223 Las fuentes de Pougues y de Forges eran famosas ya en la época por sus aguas medicinales: una en Pougues-les-Eaux (departamento de Nièvre, en Borgoña) y otra en Forges-les-Eaux (departamento de Sena Marítimo, en Normandía).

224 Son, respectivamente, las parejas protagonistas de dos novelas españolas: El peregrino en su patria (1604), de Lope de Vega y Los trabajos de Persiles y Segismunda (1617), de Cervantes; dos francesas: Les amours de Lysandre y de Caliste (1616), de Vital d’Audiguier y el primer Polexandre (1619), de Marin le Roy de Gomberville; y dos griegas: Las aventuras de Leucipa y Clitofonte (c. siglo II d.C.), de Aquiles Tacio y Las Etiópicas (siglos III o IV d.C), de Heliodoro.

225 Se trata de las columnas de Hércules, incorporadas por el emperador Carlos V a su escudo de armas y presentes hoy en el de España, que en la antigüedad indicaban el límite del mundo conocido y se utilizan aquí para marcar el límite del cuerpo de la amada que no deben franquear los amantes.

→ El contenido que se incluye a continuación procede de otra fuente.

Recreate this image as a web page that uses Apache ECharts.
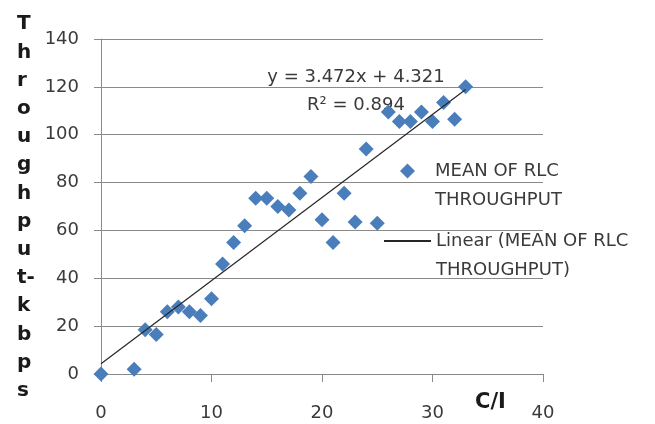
<!DOCTYPE html>
<html>
<head>
<meta charset="utf-8">
<title>Throughput vs C/I</title>
<script src="https://cdn.jsdelivr.net/npm/echarts@6/dist/echarts.min.js"></script>
<style>
  html, body { margin: 0; padding: 0; background: #fff; }
  #main { width: 655px; height: 424px; }
</style>
</head>
<body>
<div id="main"></div>
<script>
// C/I (x) and mean RLC throughput in kbps (y)
var ciValues = [0, 3, 4, 5, 6, 7, 8, 9, 10, 11, 12, 13, 14, 15, 16, 17,
  18, 19, 20, 21, 22, 23, 24, 25, 26, 27, 28, 29, 30, 31, 32, 33];
var throughput = [0, 2, 18.5, 16.5, 26, 28, 26, 24.5, 31.5, 46, 55, 62, 73.5, 73.5, 70, 68.5,
  75.5, 82.5, 64.5, 55, 75.5, 63.5, 94, 63, 109.5, 105.5, 105.5, 109.5, 105.5, 113.5, 106.5, 120];

// linear trendline as printed on the chart
var trendSlope = 3.472;
var trendIntercept = 4.321;
var trendR2 = '0.894';

var seriesName = 'MEAN OF RLC THROUGHPUT';
var trendName = 'Linear (MEAN OF RLC THROUGHPUT)';
var yTitleLines = ['T', 'h', 'r', 'o', 'u', 'g', 'h', 'p', 'u', 't-', 'k', 'b', 'p', 's'];
var xTitle = 'C/I';

var FONT = 'DejaVu Sans';
var GRID = '#8a8a8a';
var TEXT = '#3a3a3a';

var points = ciValues.map(function (x, i) { return [x, throughput[i]]; });
var xLast = Math.max.apply(null, ciValues);
var trendData = [[0, trendIntercept], [xLast, trendSlope * xLast + trendIntercept]];

var chart = echarts.init(document.getElementById('main'));
chart.setOption({
  animation: false,
  textStyle: { fontFamily: FONT },
  grid: { left: 101, right: 112, top: 39, bottom: 50 },
  xAxis: {
    type: 'value',
    min: 0, max: 40, interval: 10,
    axisLine: { lineStyle: { color: GRID, width: 1 } },
    axisTick: { show: true, length: 8, lineStyle: { color: GRID } },
    splitLine: { show: false },
    axisLabel: { color: TEXT, fontSize: 18, fontFamily: FONT, margin: 30 }
  },
  yAxis: {
    type: 'value',
    min: 0, max: 140, interval: 20,
    axisLine: { show: true, lineStyle: { color: GRID, width: 1 } },
    axisTick: { show: true, length: 7, lineStyle: { color: GRID } },
    splitLine: { show: true, lineStyle: { color: GRID, width: 1 } },
    axisLabel: { color: TEXT, fontSize: 18, fontFamily: FONT, margin: 22 }
  },
  // legend text: a blank first line so the icon sits level with the first text line
  legend: [{
    data: [seriesName],
    left: 400, top: 127.5, padding: 0,
    itemWidth: 15, itemHeight: 15,
    icon: 'diamond',
    selectedMode: false,
    formatter: function () { return '\nMEAN OF RLC\nTHROUGHPUT'; },
    textStyle: { color: TEXT, fontSize: 18, fontFamily: FONT, lineHeight: 29, padding: [0, 0, 0, 15] }
  }, {
    data: [trendName],
    left: 383, top: 197.5, padding: 0,
    itemWidth: 47, itemHeight: 15,
    selectedMode: false,
    itemStyle: { opacity: 0 },
    formatter: function () { return '\nLinear (MEAN OF RLC\nTHROUGHPUT)'; },
    textStyle: { color: TEXT, fontSize: 18, fontFamily: FONT, lineHeight: 29 }
  }],
  graphic: [{
    type: 'text', left: 17, top: 10,
    style: {
      text: yTitleLines.join('\n'),
      font: 'bold 20px "' + FONT + '"',
      lineHeight: 28.2,
      fill: '#1a1a1a'
    }
  }, {
    type: 'text', left: 475, top: 392,
    style: { text: xTitle, font: 'bold 21px "' + FONT + '"', fill: '#1a1a1a' }
  }, {
    type: 'text', x: 356, y: 77,
    style: {
      text: 'y = ' + trendSlope + 'x + ' + trendIntercept,
      font: '18px "' + FONT + '"', fill: TEXT, align: 'center', verticalAlign: 'middle'
    }
  }, {
    type: 'text', x: 356, y: 105,
    style: {
      text: 'R² = ' + trendR2,
      font: '18px "' + FONT + '"', fill: TEXT, align: 'center', verticalAlign: 'middle'
    }
  }],
  series: [{
    name: seriesName,
    type: 'scatter',
    symbol: 'diamond',
    symbolSize: 15,
    itemStyle: { color: '#4a7ebb', opacity: 1 },
    data: points
  }, {
    name: trendName,
    type: 'line',
    symbol: 'none',
    showSymbol: false,
    z: 5,
    silent: true,
    lineStyle: { color: '#262626', width: 1.2 },
    data: trendData
  }]
});
</script>
</body>
</html>
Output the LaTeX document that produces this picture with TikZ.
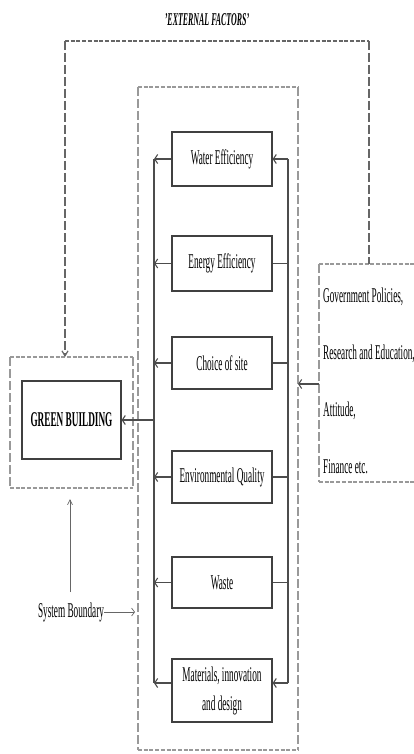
\documentclass[tikz,border=0pt]{standalone}
\usepackage{fontspec}
\setmainfont{Liberation Serif}[FakeStretch=0.44]
\usetikzlibrary{arrows.meta}
\begin{document}
\begin{tikzpicture}[x=1pt,y=-1pt,
  box/.style={draw=black!75, line width=1.3pt, minimum width=100pt, inner sep=0pt,
    font=\fontsize{21}{29}\selectfont, align=center},
  lbl/.style={inner sep=0pt, font=\fontsize{21}{22}\selectfont},
  conn/.style={draw=black!70, line width=1.1pt},
  harr/.style={conn, -{Straight Barb[length=3pt,width=9pt]}},
  hdash/.style={draw=black!40, line width=1.2pt, dash pattern=on 4pt off 1.7pt},
  vdash/.style={draw=black!40, line width=1.2pt, dash pattern=on 9pt off 3pt},
  ohdash/.style={draw=black!60, line width=1.2pt, dash pattern=on 4pt off 1.7pt},
  ovdash/.style={draw=black!60, line width=1.2pt, dash pattern=on 9pt off 3pt},
]
\useasboundingbox (0,0) rectangle (414,754);
\fill[white] (0,0) rectangle (414,754);

% title
\node[inner sep=0pt, font=\fontsize{18}{19}\selectfont\bfseries\itshape] (title) at (207,20) {'EXTERNAL FACTORS'};

% coordinates
\coordinate (L) at (154,0);
\coordinate (R) at (288,0);

% system boundary (inner dashed box)
\draw[hdash] (138,87) -- (298,87);
\draw[hdash] (138,750) -- (298,750);
\draw[vdash] (138,87) -- (138,750);
\draw[vdash] (298,87) -- (298,750);

% boxes
\node[box, minimum height=54pt] (water) at (222,159) {Water Efficiency};
\node[box, minimum height=55pt] (energy) at (222,263.5) {Energy Efficiency};
\node[box, minimum height=52pt] (site) at (222,363) {Choice of site};
\node[box, minimum height=52pt] (env) at (222,477) {Environmental Quality};
\node[box, minimum height=51pt] (waste) at (222,582.5) {Waste};
\node[box, minimum height=63pt] (mat) at (222,690.5) {Materials, innovation\\and design};

% left collector
\draw[conn] (water.west -| L) -- ([yshift=7.5pt]mat.west -| L);
\foreach \n in {water,energy,site,env,waste}
  \draw[harr] (\n.west) -- (\n.west -| L);
\draw[harr] ([yshift=7.5pt]mat.west) -- ([yshift=7.5pt]mat.west -| L);

% right distributor
\draw[conn] (water.east -| R) -- ([yshift=7.5pt]mat.east -| R);
\draw[harr] (water.east -| R) -- (water.east);
\foreach \n in {energy,site,env,waste}
  \draw[conn] (\n.east) -- (\n.east -| R);
\draw[harr] ([yshift=7.5pt]mat.east -| R) -- ([yshift=7.5pt]mat.east);

% green building
\draw[hdash] (10,357) -- (133,357);
\draw[hdash] (10,488) -- (133,488);
\draw[vdash] (10,357) -- (10,488);
\draw[vdash] (133,357) -- (133,488);
\node[box, minimum width=99pt, minimum height=78pt, font=\fontsize{21}{22}\selectfont\bfseries] (gb) at (71.5,420) {GREEN BUILDING};
\draw[harr] (gb.east -| L) -- (gb.east);

% external factors box
\coordinate (F) at (319,384);
\coordinate (Fb) at (298,384);
\draw[hdash] (319,264) -- (414,264);
\draw[hdash] (319,482) -- (414,482);
\draw[vdash] (319,264) -- (319,482);
\node[lbl, anchor=west] (f1) at (323,297) {Government Policies,};
\node[lbl, anchor=west] (f2) at (323,354) {Research and Education,};
\node[lbl, anchor=west] (f3) at (323,411) {Attitude,};
\node[lbl, anchor=west] (f4) at (323,467) {Finance etc.};
\draw[harr] (F) -- (Fb);

% outer feedback path
\coordinate (O1) at (65,41);
\coordinate (O2) at (369,41);
\coordinate (O3) at (369,264);
\coordinate (GBt) at (65,357);
\draw[ohdash] (O1) -- (O2);
\draw[ovdash] (O2) -- (O3);
\draw[ovdash, -{Straight Barb[length=5pt,width=6pt]}] (O1) -- (GBt);

% system boundary label
\node[lbl] (sb) at (71,612) {System Boundary};
\coordinate (sbt) at (135,612);
\coordinate (up0) at (70,592);
\coordinate (up1) at (70,499);
\draw[draw=black!60, line width=0.7pt, -{Straight Barb[length=3pt,width=8pt]}] (sb.east) -- (sbt);
\draw[draw=black!60, line width=0.7pt, -{Straight Barb[length=5pt,width=5pt]}] (up0) -- (up1);
\end{tikzpicture}
\end{document}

226 La gaillarde, gallarda en español, es un baile que estuvo en boga en Europa en el siglo XVI. Se bailaba en pareja con ritmo ligero y gran variedad de pasos, alguno de ellos saltados.

227 Referencias a las tradiciones matrimoniales de griegos y romanos. En la primera se cita el estribillo «¡Oh, Himen! ¡oh, Himeneo!» de la canción recogida por Catulo (Carmen 61): en ella se invocaba a este dios de las ceremonias nupciales, siendo su atributo la antorcha sagrada. Juno era la diosa protectora del matrimonio.

228 Referencia al tratado De la Sagesse [De la sabiduría] (1601) de Pierre Charron (1541-1603).

229 El mayal era un «instrumento compuesto de dos palos, uno más largo que otro, unidos por medio de una cuerda, con el cual se desgrana el centeno dando golpes sobre él» (DLE). Esta herramienta, generalizada en Francia en los siglos pasados, era inusual en España, donde se utilizaba el trillo (tablón con pedazos de pedernal o cuchillas de acero encajadas en una de sus caras), para quebrantar la mies tendida en la era y separar el grano de la paja.